2) Per-question evaluation (student answer, correct?, quick solution)

• Rectangle corner problem — student: 4 — CORRECT. Explanation: choose F-D = 3 (side) and F-I = 5 (diagonal). Then other side = 4 (Pythagoras). Minimum possible distance F-A = 4.
• Isosceles triangle base 24, area 60 — student: 13 — CORRECT. Height = 2A/base = 120/24 = 5. Half base =12. Side = sqrt(12^2 +5^2)=13.
• Slackrope with poles 15m, separated 14m; person 5m from left pole at height 3m — student: 28 — CORRECT. Distances: left segment sqrt(5^2+12^2)=13; right segment sqrt(9^2+12^2)=15. Total 28.
• Right triangle, one leg 9, other two sides consecutive integers — student: 90 — CORRECT. Solve 9^2 + k^2 = (k+1)^2 → k =40. Perimeter 9+40+41=90.
• H walks mixing meters & feet — student: 40 — CORRECT. Convert 9 m → 29.52756 ft; net south displacement = 32 ft; east = 24 ft; distance sqrt(24^2+32^2)=40 ft.
• Largest area of right triangle with sides 12 and 20 — student: 120 — CORRECT. Max when perpendicular: area = 0.5*12*20=120.
• Right triangle longest side 5, shortest 3 — student: 6 — CORRECT. Triangle is 3-4-5, area = 0.5*3*4=6.
• B walks 1/2 S, 3/4 E, 1/2 S — student: 5/4 — CORRECT. Net displacement sqrt(1^2 + (3/4)^2)=5/4.
• Poles 39 ft & 15 ft, base 45 ft — student: sqrt(2601) — CORRECT (sqrt2601 = 51). Shortest rope is straight line between tops: sqrt(45^2 + (39-15)^2)=51 ft.
• Circle chord (R=12, angle 60°) — student: 12 — CORRECT. Chord = 2R sin(θ/2)=24*sin30°=12.
• Area of smaller sector (60°, R=12) — student: 24π — CORRECT. Area = (60/360)*π*12^2 = (1/6)*144π =24π.
• Square and triangle equal perimeters (6.2,8.3,9.5) — student: 36 — CORRECT. Perimeter triangle =24; square side 6; area 36.
• Parallelogram angle E=41° — student: 41 and 139 — CORRECT. Opposite equal, adjacent supplementary.
• Pythagorean triple containing 9 and two consecutive integers — student: 9,40,41 — CORRECT. Formula yields (n,(n^2-1)/2,(n^2+1)/2) for odd n.
• For every odd n>1, is there a triple? — student: yes — CORRECT. Constructive formula above gives a primitive triple.
• Right triangle leg 48, hypotenuse 52 — student: 20 — CORRECT. Other leg sqrt(52^2-48^2)=20.
• Greatest possible angle in an isosceles triangle that has a 54° angle — student: 72 — CORRECT. Max when 54 is base angle → vertex = 180-2*54=72.
• Least possible angle when triangle has a 54° angle — student: 54 — CORRECT. 54 can be one of equal angles, so smallest is 54.

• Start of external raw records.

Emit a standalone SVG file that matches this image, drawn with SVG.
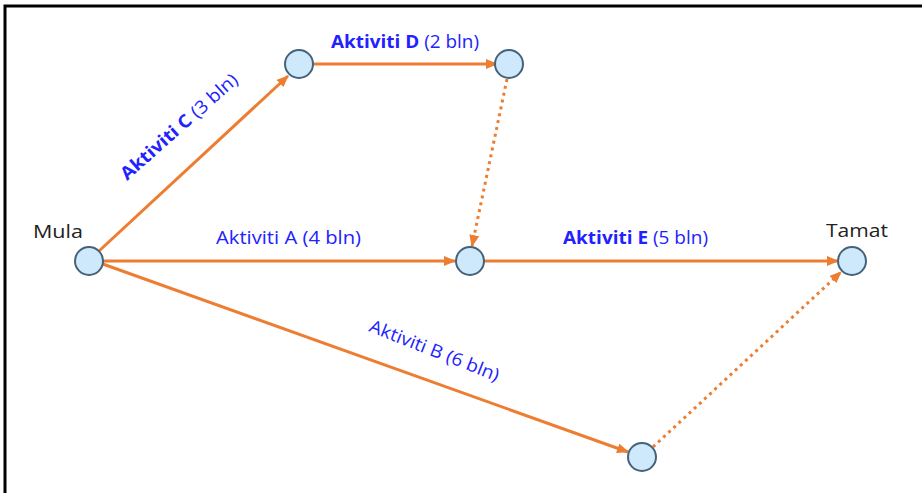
<svg xmlns="http://www.w3.org/2000/svg" width="922" height="493" viewBox="0 0 922 493">
<defs>
<marker id="ah" markerWidth="12" markerHeight="10" refX="11" refY="5" orient="auto" markerUnits="userSpaceOnUse">
<path d="M0,0 L12,5 L0,10 Z" fill="#ed7d31"/>
</marker>
<style>
.n{fill:#cde9fb;stroke:#46617a;stroke-width:2}
.e{stroke:#ed7d31;stroke-width:3;fill:none}
.d{stroke:#ed7d31;stroke-width:3;fill:none;stroke-dasharray:3 4}
.l{font-family:"Open Sans","Liberation Sans",sans-serif;font-size:18px;fill:#2222ff}
.b{font-weight:bold}
.t{font-family:"Open Sans","Liberation Sans",sans-serif;font-size:19px;fill:#222}
</style>
</defs>
<rect x="0" y="0" width="922" height="493" fill="#fff"/>
<path d="M5,493 L5,6 L922,6" fill="none" stroke="#000" stroke-width="3"/>
<g id="connectors">
<line class="e" x1="99" y1="251" x2="288" y2="76" marker-end="url(#ah)"/>
<line class="e" x1="313" y1="64" x2="497" y2="64" marker-end="url(#ah)"/>
<line class="e" x1="103" y1="261" x2="455" y2="261" marker-end="url(#ah)"/>
<line class="e" x1="484" y1="261" x2="838" y2="261" marker-end="url(#ah)"/>
<line class="e" x1="100" y1="263" x2="628" y2="452" marker-end="url(#ah)"/>
<line class="d" x1="507" y1="79" x2="472" y2="246" marker-end="url(#ah)"/>
<line class="d" x1="653" y1="447" x2="841" y2="272" marker-end="url(#ah)"/>
</g>
<g id="mula"><circle class="n" cx="89" cy="261" r="14"/><text class="t" x="33" y="238" textLength="50" lengthAdjust="spacingAndGlyphs">Mula</text></g>
<g id="nodeC"><circle class="n" cx="299" cy="64" r="14"/></g>
<g id="nodeD"><circle class="n" cx="509" cy="64" r="14"/></g>
<g id="nodeA"><circle class="n" cx="470" cy="261" r="14"/></g>
<g id="tamat"><circle class="n" cx="852" cy="261" r="14"/><text class="t" x="826" y="237" textLength="62" lengthAdjust="spacingAndGlyphs">Tamat</text></g>
<g id="nodeB"><circle class="n" cx="642" cy="457" r="14"/></g>
<g id="labels">
<text class="l" x="331" y="48" textLength="148" lengthAdjust="spacingAndGlyphs"><tspan class="b">Aktiviti D</tspan> (2 bln)</text>
<text class="l" x="216" y="244" textLength="145" lengthAdjust="spacingAndGlyphs">Aktiviti A (4 bln)</text>
<text class="l" x="563" y="244" textLength="145" lengthAdjust="spacingAndGlyphs"><tspan class="b">Aktiviti E</tspan> (5 bln)</text>
<text class="l" transform="translate(127,181) rotate(-41.5)" textLength="150" lengthAdjust="spacingAndGlyphs"><tspan class="b">Aktiviti C</tspan> (3 bln)</text>
<text class="l" transform="translate(368,331) rotate(21.5)" textLength="138" lengthAdjust="spacingAndGlyphs">Aktiviti B (6 bln)</text>
</g>
</svg>
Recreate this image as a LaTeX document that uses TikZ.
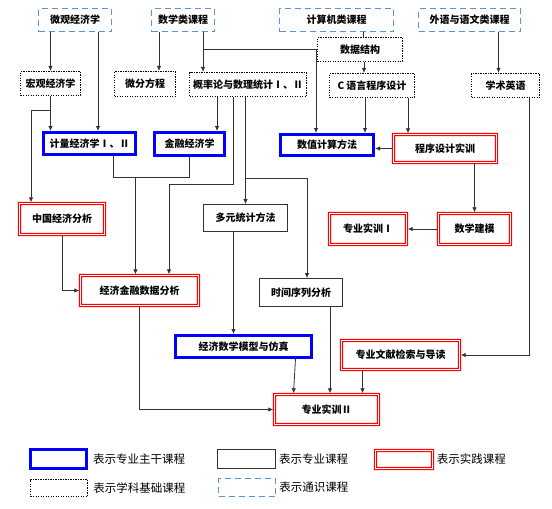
\documentclass[tikz,border=0pt]{standalone}
\usepackage{fontspec}
\setmainfont{Noto Sans CJK SC}
\usetikzlibrary{arrows.meta, calc, positioning}
\definecolor{zg}{RGB}{0,0,255}
\definecolor{tsh}{RGB}{90,145,215}
\definecolor{sj}{RGB}{255,0,0}
\definecolor{lc}{HTML}{333333}

\begin{document}
\begin{tikzpicture}[x=1pt, y=-1pt, >={Latex[length=5pt,width=4.5pt]},
	box/.style={inner sep=0pt, font=\fontsize{10}{12}\selectfont\bfseries},
	sz/.style 2 args={minimum width=#1pt, minimum height=#2pt},
	tsbox/.style={box, draw=tsh, line width=1.2pt, dash pattern=on 6pt off 4pt},
	jcbox/.style={box, draw=black, line width=1.1pt, dash pattern=on 1.2pt off 1.3pt},
	zgbox/.style={box, draw=zg, line width=3pt},
	zybox/.style={box, draw=lc, line width=0.8pt},
	sjbox/.style={box},
	lnk/.style={draw=lc, line width=0.8pt},
	arr/.style={lnk, ->},
	legtxt/.style={inner sep=0pt, font=\fontsize{11.5}{13}\selectfont}
	]

	\fill[white] (0,0) rectangle (552,509);
	\useasboundingbox (0,0) rectangle (552,509);

	% general courses
	\node[tsbox, sz={73}{23}] (wgjj) at (75,20) {微观经济学};
	\node[tsbox, sz={63}{23}] (sxl) at (183,20) {数学类课程};
	\node[tsbox, sz={114}{23}] (jsj) at (336.5,20) {计算机类课程};
	\node[tsbox, sz={102}{23}] (wy) at (469.5,20) {外语与语文类课程};

	% basic courses
	\node[jcbox, sz={85}{24}] (sjjg) at (360,49.5) {数据结构};
	\node[jcbox, sz={60}{24}] (hgjj) at (50.5,83.5) {宏观经济学};
	\node[jcbox, sz={61}{25}] (wffc) at (145,84) {微分方程};
	\node[jcbox, sz={117}{24}] (gll) at (248,84.5) {概率论与数理统计Ⅰ、Ⅱ};
	\node[jcbox, sz={85}{24}] (cyy) at (372,85.5) {C 语言程序设计};
	\node[jcbox, sz={68}{24}] (xsyy) at (505.5,85.5) {学术英语};

	% main courses
	\node[zgbox, sz={92}{22}] (jljj) at (89.5,143.5) {计量经济学Ⅰ、Ⅱ};
	\node[zgbox, sz={70}{23}] (jrjj) at (189.5,144) {金融经济学};
	\node[zgbox, sz={93}{21}] (szjs) at (327,145) {数值计算方法};
	\node[zgbox, sz={136}{22}] (jjsx) at (243.5,346.5) {经济数学模型与仿真};

	% practice
	\node[sjbox, sz={105}{30}] (cxsx) at (445,148.5) {程序设计实训};
	\node[sjbox, sz={87}{33}] (zgjj) at (62,219) {中国经济分析};
	\node[sjbox, sz={120}{32}] (jjjr) at (139.5,290.5) {经济金融数据分析};
	\node[sjbox, sz={79}{33}] (zysx1) at (368,229) {专业实训Ⅰ};
	\node[sjbox, sz={74}{33}] (sxjm) at (474.5,229) {数学建模};
	\node[sjbox, sz={120}{31}] (wxjs) at (400.5,355) {专业文献检索与导读};
	\node[sjbox, sz={106}{32}] (zysx2) at (326.5,409.5) {专业实训Ⅱ};

	% specialty
	\node[zybox, sz={84}{27}] (dytj) at (245.5,218) {多元统计方法};
	\node[zybox, sz={83}{28}] (sjxl) at (301,292.5) {时间序列分析};

	% links
	\draw[arr] (wgjj.south -| hgjj.north) -- (hgjj.north);
	\draw[arr] ([xshift=23pt]wgjj.south) -- ([xshift=23pt]wgjj.south |- jljj.north);
	\draw[arr] ([xshift=-24pt]sxl.south) -- ([xshift=-24pt]sxl.south |- wffc.north);
	\draw[arr] ([xshift=20pt]sxl.south) -- ([xshift=20pt]sxl.south |- gll.north);
	\draw[arr] ([xshift=20pt]sxl.south) |- ([xshift=-11pt]szjs.north |- sjjg.west) -- ([xshift=-11pt]szjs.north);
	\draw[lnk] ([xshift=3pt]sjjg.north |- jsj.south) -- ([xshift=3pt]sjjg.north);
	\draw[arr] ([xshift=4pt]sjjg.south) -- ([xshift=4pt]sjjg.south |- cyy.north);
	\draw[arr] ([xshift=-7pt]cyy.south) -- ([xshift=-7pt]cyy.south |- szjs.north);
	\draw[arr] ([xshift=36pt]cyy.south) -- ([xshift=36pt]cyy.south |- cxsx.north);
	\draw[arr] (cxsx.west) -- (szjs.east |- cxsx.west);
	\draw[arr] ([xshift=-7pt]xsyy.north |- wy.south) -- ([xshift=-7pt]xsyy.north);
	\draw[arr] ([xshift=24pt]xsyy.south) |- (wxjs.east);

	\draw[arr] (hgjj.south) -- (hgjj.south |- jljj.north);
	\draw[arr] ($(hgjj.south)!0.4!(hgjj.south |- jljj.north)$) -| ([xshift=-31pt]zgjj.north);
	\draw[lnk] ([xshift=23.5pt]jljj.south) -- ++(0,21) coordinate (j1) -| (jrjj.south);
	\draw[arr] ([xshift=-4pt]jjjr.north |- j1) -- ([xshift=-4pt]jjjr.north);
	\draw[arr] ([xshift=-31pt]gll.south) -- ([xshift=-31pt]gll.south |- jrjj.north);
	\draw[arr] ([xshift=-15pt]gll.south) -- ++(0,87) -| ([xshift=29.5pt]jjjr.north);
	\draw[arr] (gll.south -| dytj.north) -- (dytj.north);
	\path (gll.south -| dytj.north) ++(0,81) coordinate (g1);
	\draw[arr] (g1) -| ([xshift=6pt]sjxl.north);

	\draw[arr] (cxsx.south -| sxjm.north) -- (sxjm.north);
	\draw[arr] (sxjm.west) -- (zysx1.east);
	\draw[arr] (zgjj.south) |- (jjjr.west);
	\draw[arr] ([xshift=-12pt]dytj.south) -- ([xshift=-12pt]dytj.south |- jjsx.north);
	\draw[arr] (jjjr.south) |- (zysx2.west);
	\draw[arr] ([xshift=52pt]jjsx.south) -- ([xshift=-33pt]zysx2.north);
	\draw[arr] ([xshift=29pt]sjxl.south) -- ([xshift=29pt]sjxl.south |- zysx2.north);
	\draw[arr] ([xshift=-38pt]wxjs.south) -- ([xshift=36pt]zysx2.north);

	% legend
	\node[zgbox, sz={56}{19}] (lgzg) at (58.5,459) {};
	\node[legtxt, right=5pt of lgzg] (tzg) {表示专业主干课程};
	\node[jcbox, sz={57}{17}] (lgjc) at (59,488) {};
	\node[legtxt, right=5pt of lgjc] (tjc) {表示学科基础课程};
	\node[zybox, sz={58}{19}] (lgzy) at (246.5,459) {};
	\node[legtxt, right=3pt of lgzy] (tzy) {表示专业课程};
	\node[tsbox, sz={57}{18}] (lgts) at (247,487.5) {};
	\node[legtxt, right=3pt of lgts] (tts) {表示通识课程};
	\node[sjbox, sz={59}{20}] (lgsj) at (404,459.5) {};
	\node[legtxt, right=3pt of lgsj] (tsj) {表示实践课程};

	% double red frame of the practice boxes
	\foreach \n in {cxsx, zgjj, jjjr, zysx1, sxjm, wxjs, zysx2, lgsj} {
		\fill[sj, even odd rule]
			([shift={(-0.5pt,0.5pt)}]\n.north west) rectangle ([shift={(0.5pt,-0.5pt)}]\n.south east)
			([shift={(0.5pt,-0.5pt)}]\n.north west) rectangle ([shift={(-0.5pt,0.5pt)}]\n.south east)
			([shift={(1.8pt,-1.8pt)}]\n.north west) rectangle ([shift={(-1.8pt,1.8pt)}]\n.south east)
			([shift={(2.8pt,-2.8pt)}]\n.north west) rectangle ([shift={(-2.8pt,2.8pt)}]\n.south east);
	}

\end{tikzpicture}
\end{document}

3) ACARA v9 curriculum mapping (skills targeted)

• Measurement and Geometry: applying Pythagoras, distance, chords and sectors, properties of triangles and parallelograms.
• Number and Algebra: manipulation of algebraic equations to find integer solutions; working with units and conversions.
• Mathematical proficiencies: Understanding, Fluency, Problem Solving, Reasoning — construction and justification of results.

4) Rubric (4-level) — use for marking written solutions

1. Exemplary (4): Correct answer, complete method shown, units correct, clear reasoning and efficient strategy, answer justified.
2. Proficient (3): Correct answer, method shown but minor omissions in explanation; units OK.
3. Developing (2): Work shows partial understanding, arithmetic or unit mistakes, correct idea not fully executed.
4. Beginning (1): Incorrect answer, missing or wrong method, no justification.

5) Teacher comments (firm, direct — Amy Chua cadence)

You did well — most answers are correct and your arithmetic is strong. But I will not praise sloppiness. When you solve a geometry problem, write the model: coordinates, side labels, or the triangle you assume. If you leave out unit conversions you will be wrong on a contest problem — here you converted meters to feet correctly; that is the kind of attention to detail I demand. For Pythagoras tasks, practice the standard triples and the n→(n^2-1)/2,(n^2+1)/2 construction for odd n so you can produce them instantly. When problems ask for a minimum or maximum, do not accept the first configuration that fits; check alternate interpretations (side vs diagonal). That subtle thinking produced the correct minimal distance of 4 in the rectangle problem — good. Your reasoning on slackrope, poles, chord and sector shows you know when to use distance formula and sector area formula — good. For full marks next time, show each step explicitly: label points, record formulas used, show unit conversions, and box your final answer. No credit for mental steps you do not write. Push for precision and neat presentation. You are capable — now be rigorous.

Keep practicing structured write-ups. I expect each future solution to have: 1) Diagram/coordinates, 2) Equations used, 3) Substitution, 4) Final boxed answer with units. Do it now; do it perfectly.